Aliansi masyarakat adat nusantara (AMAN) Kalimantan Selatan menyambut baik rencana penunjukan Hanif Faisol, “Jika dia jadi, maka harapan kita segera mendapatkan pengakuan dan perlindungan serta penetapan baik di tingkat kabupaten hingga provinsi semakin terbuka,” jelas Ketua AMAN Kalsel, Rubi Juhu, dihubungi apakabar.co.id, Selasa (15/10) pagi.

Begitupun hutan adatnya. Sampai saat ini, menurut Rubi, belum ada penetapan sama sekali, serupa dengan provinsi tetangga lainnya di Kalimantan. Artinya, pemerintah belum mengakui secara hukum masyarakat adat yang berdiam diri di Meratus jauh sebelum republik ini berdiri.

Pada 8 Agustus 2023, Kementerian Lingkungan Hidup menetapkan status 15 hutan adat seluas ± 68.326 di Kabupaten Gunung Mas, Provinsi Kalimantan Tengah.

Hutan adat Hemaq Beniung seluas 48,8 hektare di Kutai Barat Kalimantan Timur. Hutan Adat Teringkang di Dusun Seberuak, Desa Gunam, Kecamatan Parindu, Sanggau, Kalimantan Barat. Hutan Adat Punan Dulau di Kabupaten Bulungan Provinsi Kalimantan Utara, serta hutan-hutan adat lainnya di Kalimantan.

“Dalam pemanfaatan sumber daya alam dan kebijakan seperti Geopark atau usulan taman nasional, pemerintah harus melibatkan masyarakat adat sebagai masyarakat yang mendiami wilayah Pegunungan Meratus secara turun temurun,” jelasnya.

Karenanya, ia merasa masyarakat adat Meratus di Kalimantan Selatan masih belum merasakan keadilan. “Jauh tertinggal dari provinsi lain baik dari satu Borneo karena belum ada penetapan masyarakat dan hutan adat,” jelasnya.

Sebenarnya saat ini sudah mulai ada pengakuan. Contohnya di Tanah Bumbu. Baru-baru tadi, Bupati Zairullah Azhar mengeluarkan SK masyarakat adat. Dengan luas wilayah 20 ribu hektare. “Tapi di tingkat provinsi belum,” jelas Rubi.

“Sekali lagi. Ini soal komitmen, termasuk di Kabupaten HST itu sendiri,” sambung pemuda asal Juhu, Meratus, Kabupaten Hulu Sungai Tengah ini.

Sedianya, Kalsel sendiri memiliki potensi seluas 263 ribu hektare masyarakat adat. Tersebar pada 237 titik wilayah adat di Bumi Lambung Mangkurat, sebutan Kalsel.
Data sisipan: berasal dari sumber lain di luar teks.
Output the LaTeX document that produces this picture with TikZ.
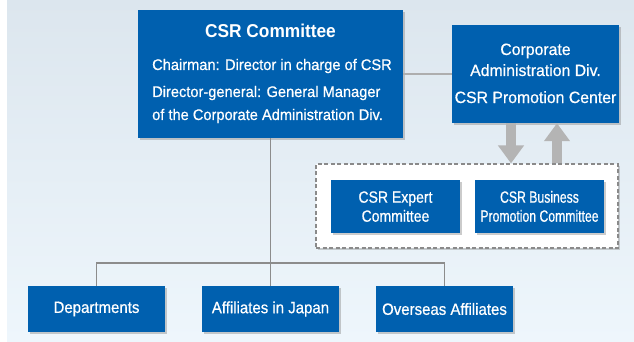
\documentclass[tikz,border=0pt]{standalone}
\usepackage{fontspec}
\setmainfont{Liberation Sans}
\newfontfamily\titlefam[FakeStretch=0.93]{Liberation Sans}
\newfontfamily\bodyfam[FakeStretch=0.95,FakeBold=0.6]{Liberation Sans}
\newfontfamily\corpfam[FakeStretch=0.97,FakeBold=0.6]{Liberation Sans}
\newfontfamily\botfam[FakeStretch=0.92,FakeBold=0.6]{Liberation Sans}
\newfontfamily\expfam[FakeStretch=0.86,FakeBold=0.6]{Liberation Sans}
\newfontfamily\busfam[FakeStretch=0.75,FakeBold=0.6]{Liberation Sans}
\usetikzlibrary{shadows,arrows.meta,calc}
\definecolor{boxblue}{HTML}{0060AF}
\definecolor{bgtop}{HTML}{DCE6EE}
\definecolor{bgbot}{HTML}{EEF6FC}
\definecolor{treegray}{HTML}{8C8C8C}
\definecolor{lightgray2}{HTML}{AEAEAE}
\definecolor{arrowgray}{HTML}{B4B4B4}
\definecolor{dashgray}{HTML}{8A8A8A}
\tikzset{
  bluebox/.style={fill=boxblue, text=white, inner sep=0pt,
    drop shadow={shadow xshift=1.5pt, shadow yshift=-2pt, fill=black!45, opacity=0.45}},
  txt/.style={text=white, inner sep=0pt},
  treeline/.style={draw=treegray, line width=1.1pt},
  sideline/.style={draw=lightgray2, line width=1.4pt},
  bigarrow/.style={draw=arrowgray, line width=10pt, -{Triangle[width=25pt,length=18pt]}},
}
\begin{document}
\begin{tikzpicture}[x=1pt,y=-1pt]
\useasboundingbox (0,0) rectangle (634,342);
\shade[top color=bgtop, bottom color=bgbot] (7,0) rectangle (634,341);

% CSR Committee
\node[bluebox, minimum width=265pt, minimum height=128pt] (csr) at (270.5,74) {};
\node[txt, anchor=base, font=\titlefam\bfseries\fontsize{18.6}{20}\selectfont] (csrt) at (270.5,38) {CSR Committee};
\node[txt, anchor=base west, font=\bodyfam\fontsize{15.4}{18}\selectfont] (csr1) at (152,70) {Chairman: Director in charge of CSR};
\node[txt, anchor=base west, font=\bodyfam\fontsize{15.4}{18}\selectfont] (csr2) at (152,97) {Director-general: General Manager};
\node[txt, anchor=base west, font=\bodyfam\fontsize{15.4}{18}\selectfont] (csr3) at (152,120) {of the Corporate Administration Div.};

% Corporate Administration Div.
\node[bluebox, minimum width=167pt, minimum height=98pt] (corp) at (535.5,74) {};
\node[txt, anchor=base, font=\corpfam\fontsize{16.3}{18}\selectfont] (corp1) at (535.5,55) {Corporate};
\node[txt, anchor=base, font=\corpfam\fontsize{16.3}{18}\selectfont] (corp2) at (535.5,76) {Administration Div.};
\node[txt, anchor=base, font=\corpfam\fontsize{16.3}{18}\selectfont] (corp3) at (535.5,103) {CSR Promotion Center};

\draw[sideline] (csr) -- (corp);

% dashed group
\node[draw=dashgray, dash pattern=on 4pt off 2.5pt, line width=1.2pt, fill=white,
  minimum width=302pt, minimum height=84pt, inner sep=0pt,
  drop shadow={shadow xshift=1.5pt, shadow yshift=-2pt, fill=black!45, opacity=0.4}] (grp) at (467,206) {};
\node[bluebox, minimum width=129pt, minimum height=53pt] (expert) at (395.5,206.5) {};
\node[txt, anchor=base, font=\expfam\fontsize{16.3}{18}\selectfont] (exp1) at (395.5,202.7) {CSR Expert};
\node[txt, anchor=base, font=\expfam\fontsize{16.3}{18}\selectfont] (exp2) at (395.5,221.7) {Committee};
\node[bluebox, minimum width=129pt, minimum height=53pt] (business) at (539.5,206.5) {};
\node[txt, anchor=base, font=\busfam\fontsize{16.3}{18}\selectfont] (bus1) at (539.5,202.7) {CSR Business};
\node[txt, anchor=base, font=\busfam\fontsize{16.3}{18}\selectfont] (bus2) at (539.5,221.7) {Promotion Committee};

% arrows
\coordinate (xdown) at (511,0);
\coordinate (xup) at (557,0);
\draw[bigarrow] (corp.south -| xdown) -- (grp.north -| xdown);
\draw[bigarrow] (grp.north -| xup) -- (corp.south -| xup);

% bottom row
\node[bluebox, minimum width=137pt, minimum height=46pt, font=\botfam\fontsize{16.3}{18}\selectfont] (dept) at (96.5,309) {Departments};
\node[bluebox, minimum width=137pt, minimum height=46pt, font=\botfam\fontsize{16.3}{18}\selectfont] (japan) at (270.5,309) {Affiliates in Japan};
\node[bluebox, minimum width=137pt, minimum height=46pt, font=\botfam\fontsize{16.3}{18}\selectfont] (overseas) at (444.5,309) {Overseas Affiliates};

% tree
\coordinate (bar) at (0,263);
\draw[treeline] (csr.south) -- (japan.north);
\draw[treeline] (dept.north) -- (dept.north |- bar) -- (overseas.north |- bar) -- (overseas.north);
\end{tikzpicture}
\end{document}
Mulai dari Balangan, Banjar, Tabalong, Tapin, Hulu Sungai Tengah, Hulu Sungai Selatan, dan Kotabaru. Masyarakat di sana umumnya masih mempertahankan budaya kearifan lokal, seperti bercocok tanam dan menggelar ritual adat.

“Kemungkinan daerah lain juga menyusul,” ujar Rubi.

Sudah sejak dua tahun silam, potensi wilayah adat seluas ratusan ribu hektare itu diusulkan masyarakat ke Pemprov Kalsel. Namun sampai saat ini belum ada realisasi.

“Ini perjuangan kami menjaga tanah lelulur khususnya di Pegunungan Meratus. Agar terus lestari dari kerusakan lingkungan. Salah satunya ancaman eksploitasi batu bara,” jelas Rubi.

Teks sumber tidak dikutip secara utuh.